Residential News » Washington D.C. Edition | By WPJ Staff | May 5, 2022 8:50 AM ET
The Mortgage Bankers Association SVP and Chief Economist Mike Fratantoni issued the following comments in reaction to the Federal Reserve's recent FOMC statement on monetary policy and the economy:
"There were two items to watch from the FOMC following this month's two-day meeting. First, they announced a 50-basis-point increase in the federal funds target. This change had been telegraphed clearly in recent speeches. The statement also repeated the language that the committee 'anticipates that ongoing increases in the target range will be appropriate.' In other words, we are far from done at this point. MBA forecasts that the fed funds target will reach 2.5%, the neutral rate, by the end of 2022.

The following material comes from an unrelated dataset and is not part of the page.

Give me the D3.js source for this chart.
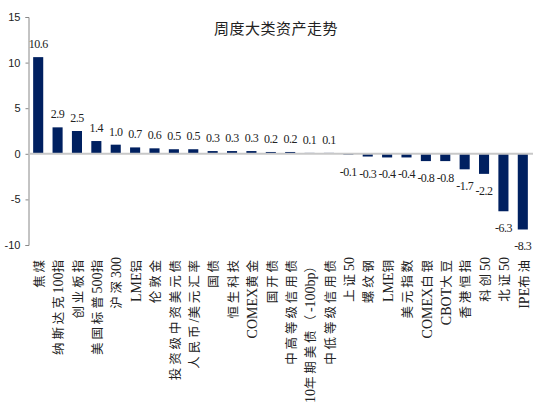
<!DOCTYPE html>
<html>
<head>
<meta charset="utf-8">
<script src="https://cdn.jsdelivr.net/npm/d3@7"></script>
<style>
    body { margin: 0; background: #fff; }
    svg { display: block; }
</style>
</head>
<body>
<div id="chart"></div>
<script>
// data
var categories = ["焦煤", "纳斯达克100指", "创业板指", "美国标普500指", "沪深300", "LME铝", "伦敦金",
    "投资级中资美元债", "人民币/美元汇率", "国债", "恒生科技", "COMEX黄金", "国开债", "中高等级信用债",
    "10年期美债（-100bp）", "中低等级信用债", "上证50", "螺纹钢", "LME铜", "美元指数", "COMEX白银",
    "CBOT大豆", "香港恒指", "科创50", "北证50", "IPE布油"];
var values = [10.6, 2.9, 2.5, 1.4, 1.0, 0.7, 0.6, 0.5, 0.5, 0.3, 0.3, 0.3, 0.2, 0.2, 0.1, 0.1,
    -0.1, -0.3, -0.4, -0.4, -0.8, -0.8, -1.7, -2.2, -6.3, -8.3];
var yTicks = [15, 10, 5, 0, -5, -10];
var title = "周度大类资产走势";

var W = 550, H = 403;
var svg = d3.select("#chart").append("svg")
    .attr("width", W)
    .attr("height", H);

var x = d3.scaleBand()
    .domain(categories)
    .range([28.5, 532.5])
    .paddingInner(0.48)
    .paddingOuter(0.24);

var y = d3.scaleLinear()
    .domain([-10, 15])
    .range([245, 17]);

var data = categories.map(function (c, i) { return {name: c, value: values[i]}; });

// plain hyphen for negatives, like the original
var fmt1 = function (v) { return v.toFixed(1); };

// title
svg.append("text")
    .attr("x", 276)
    .attr("y", 34)
    .attr("text-anchor", "middle")
    .style("font-family", "'Noto Sans CJK SC', sans-serif")
    .style("font-size", "15px")
    .style("letter-spacing", "0.5px")
    .style("fill", "#222")
    .text(title);

// y axis
var yAxis = d3.axisLeft(y).tickValues(yTicks).tickSize(3).tickFormat(function (d) { return String(d); });
var gy = svg.append("g")
    .attr("transform", "translate(28.5,0)")
    .call(yAxis);
gy.select(".domain").attr("stroke", "#888");
gy.selectAll(".tick line").attr("stroke", "#888");
gy.selectAll(".tick text")
    .attr("x", -8)
    .style("font-family", "'Liberation Sans', Arial, sans-serif")
    .style("font-size", "11px")
    .style("fill", "#222");

// bars
svg.selectAll("rect.bar")
    .data(data)
    .enter()
    .append("rect")
    .attr("class", "bar")
    .attr("x", function (d) { return x(d.name); })
    .attr("y", function (d) { return y(Math.max(0, d.value)); })
    .attr("width", x.bandwidth())
    .attr("height", function (d) { return Math.abs(y(d.value) - y(0)); })
    .style("fill", "#002060");

// zero line
svg.append("line")
    .attr("x1", 28.5)
    .attr("x2", 533)
    .attr("y1", y(0))
    .attr("y2", y(0))
    .style("stroke", "#c8c8c8")
    .style("stroke-width", 2);

// value labels
svg.selectAll("text.val")
    .data(data)
    .enter()
    .append("text")
    .attr("class", "val")
    .attr("x", function (d) { return x(d.name) + x.bandwidth() / 2; })
    .attr("y", function (d) { return d.value >= 0 ? y(d.value) - 9 : y(d.value) + 21; })
    .attr("text-anchor", "middle")
    .style("font-family", "'Liberation Serif', 'Times New Roman', serif")
    .style("font-size", "12px")
    .style("letter-spacing", "-0.5px")
    .style("fill", "#222")
    .text(function (d) { return fmt1(d.value); });

// category labels, rotated -90, end of text at the top
var cjk = /[\u3000-\u9fff\uff00-\uffef]+|[^\u3000-\u9fff\uff00-\uffef]+/g;
var cats = svg.selectAll("text.cat")
    .data(data)
    .enter()
    .append("text")
    .attr("class", "cat")
    .attr("transform", function (d) {
        return "translate(" + (x(d.name) + x.bandwidth() / 2) + ",257) rotate(-90)";
    })
    .attr("text-anchor", "end")
    .attr("dy", "0.36em")
    .style("fill", "#222");

cats.selectAll("tspan")
    .data(function (d) { return d.name.match(cjk); })
    .enter()
    .append("tspan")
    .style("font-family", function (s) {
        return /[\u3000-\u9fff\uff00-\uffef]/.test(s) ? "'Noto Sans CJK SC', sans-serif" : "'Liberation Serif', serif";
    })
    .style("font-size", function (s) {
        return /[\u3000-\u9fff\uff00-\uffef]/.test(s) ? "12.5px" : "14px";
    })
    .style("letter-spacing", function (s) {
        return /[\u3000-\u9fff\uff00-\uffef]/.test(s) ? "2.9px" : "0px";
    })
    .text(function (s) { return s; });
</script>
</body>
</html>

"The second, and perhaps most important news, was with respect to the Fed's $9 trillion balance sheet. As clearly signaled in the March minutes, the FOMC will move to allow $60 billion in Treasuries and $35 billion in MBS to passively roll off the balance sheet each month, gradually reducing these asset holdings from extraordinary levels. The runoff will ramp up over the course of three months, which should allow markets to absorb this excess supply. Importantly, neither the statement nor the balance sheet plan repeated the goal of returning the balance sheet to all Treasuries, and there was no mention about the potential for active MBS sales. Musing about active sales has likely increased volatility in the MBS market recently, as investors do not know how to interpret the vague signals that had been given.
"MBA is forecasting that mortgage rates are likely to plateau near current levels. The financial markets have attempted to price in the impact of Fed actions over this cycle, and they are likely also pricing in the economic slowdown that will result. Once we are past this rate spike and associated volatility, MBA expects that potential homebuyers may be more willing to re-enter the market. Given how much higher rates will remain above the past two years, we do not expect refinance demand to increase any time soon."